Thursday, November 1, 2012
A New Case for Spot TV & Local Cable
Over the last few years, I have received much e-mail saying that I am unfair to local broadcast (spot TV) on the pages of this blog. Obviously, I do not agree. What I tried to point out is that all forms of television have lost a few steps as an advertising medium as commercial avoidance has accelerated via time shifting devices, channel hopping with a remote in hand, and now using one’s Smartphone during commercial breaks or even programming itself.
All this is true and is now part of the fabric of using the television medium for advertising. In recent months, however, I have seen something else happen that may make the local versions of TV both in spot broadcast and local cable more attractive to large advertisers.
There are 210 Nielsen Designated Market Areas (DMA’s) in the United States. Market #1 is New York with nearly 7.4 million TV households and Market #210 is Glendive, Montana with just over 4,300 households. When an advertiser buys 1,000 rating points on national network TV, they average 1,000 point across the 210 markets. But delivery is not consistent. In smaller markets ratings can be significantly higher and in larger markets where there is more to do, ratings tend to be lower. For many years, marketers would take that in to account and supplement their network TV buys in the top 20 DMA’s across the country and in other areas of sales strength or potential.
On top of that, just as network TV delivery varies, so do product sales on an index basis across the 210 markets. Colgate toothpaste may be fairly flat but most brands have real pockets of strength and other DMA’s show significant sales weakness. Years ago, media planners were trained to do exhaustive breakdowns of sales data. If a DMA had low network delivery but positive sales potential, a spot TV buy would take place even in fairly small markets. The idea was to squeeze every possible case sale out of your distribution universe.
Now, when you talk to young media strategists, they laugh when you bring such a topic up. I have heard or received comments such as “network will take care of it or why should we chase down a few extra sales in Green Bay?” In days gone by, network TV was always twice as efficient on a per eyeball basis as spot TV. Not so any longer, my friends! As network pricing marches upward almost every year, there are many DMA’s in the Midwest in particular that have not seen meaningful price increases in years.

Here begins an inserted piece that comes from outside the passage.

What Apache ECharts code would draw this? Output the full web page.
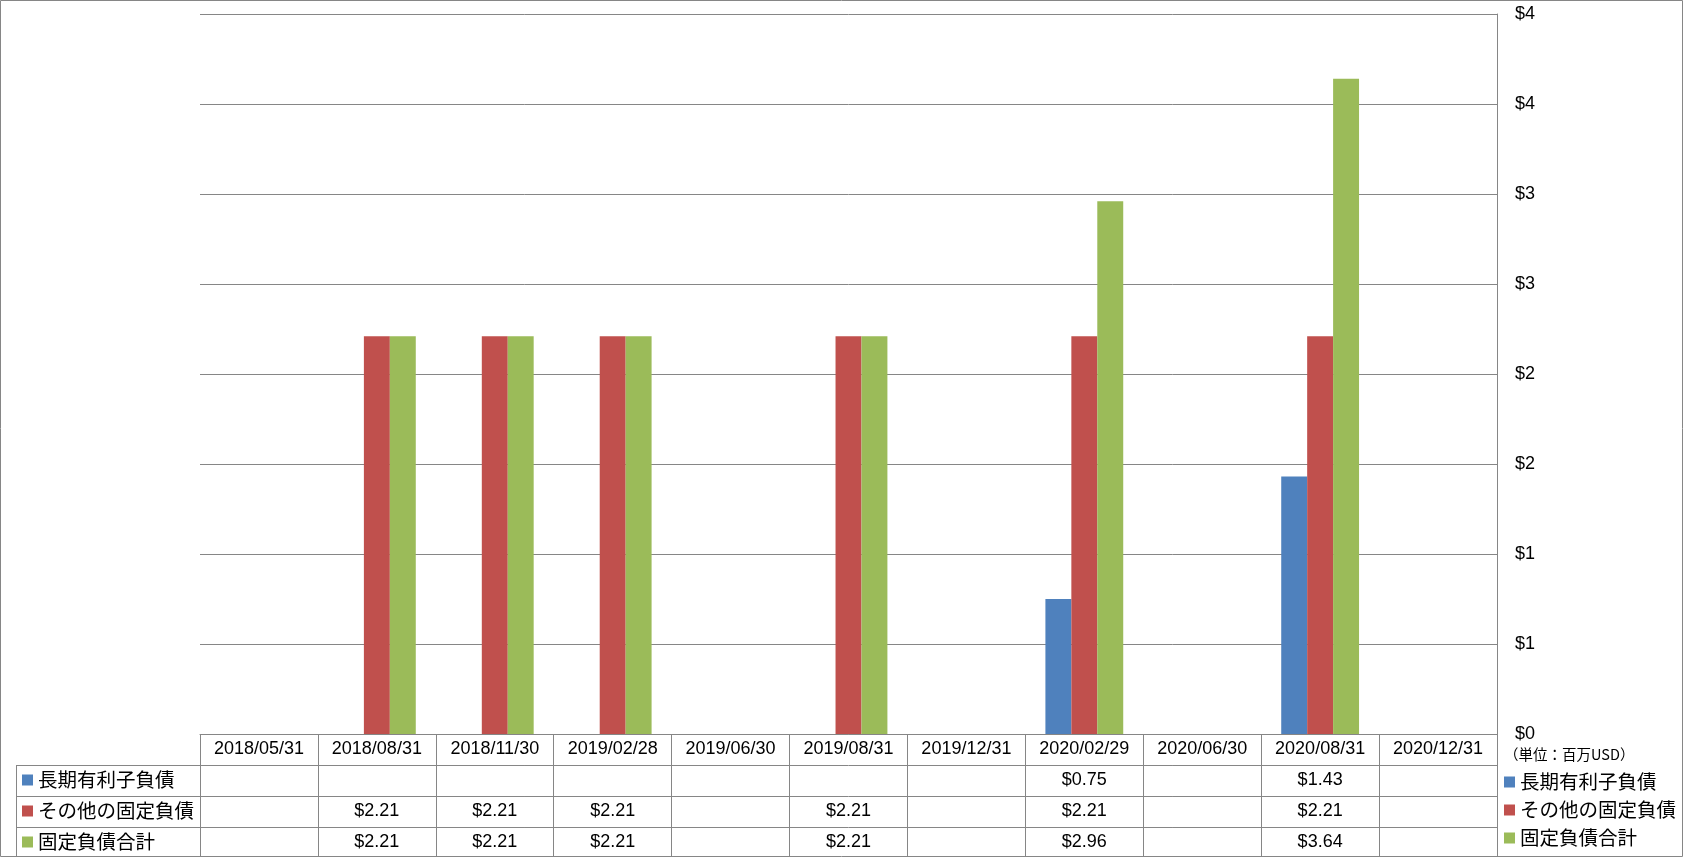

So, the efficiency advantage that network TV had is not nearly as great as it once was. And, sales still are like a rollercoaster in terms of DMA by DMA volume along with volatile local market media delivery.
That is why I remain convinced that some of the best conventional media execution takes place in smaller shops on the back roads of American advertising in places like Burlington, Louisville, Akron, or Salt Lake City. A young planner in a mid-sized mid-western shop writes to me often about how he tries to optimize his budget in the 12 DMA’s where his largest client advertises. His boss does not appreciate what he is doing but I always try to give him constant encouragement. He may have limited resources compared to his colleagues in larger cities but he is not afraid to work and get things right.
The same is true with local cable. When one makes a national cable buy, is delivery flat? Take a look at Birmingham, Alabama’s ESPN delivery and compare it to the ratings that premier network delivers in San Francisco. You will be surprised at the spread.
So, local cable also suffers in many DMA’s as it does not get supplementary weight to make up for a shortfall in national network buys or pockets of unusual sales strength.
Would this require more work by the national agency or buying service? You bet. But the rewards in stronger sales could be substantial.
If you are an agency person reading this, consider what I have said. If you are a client, see how closely your agency tries to match delivery to sales, sales potential, or maybe find pockets of very efficient buys in excellent markets for your brand. If you are network affiliate or local cable sales executive, you may be frustrated and rightly so. You are selling a product that may be underutilized by allegedly sophisticated marketers.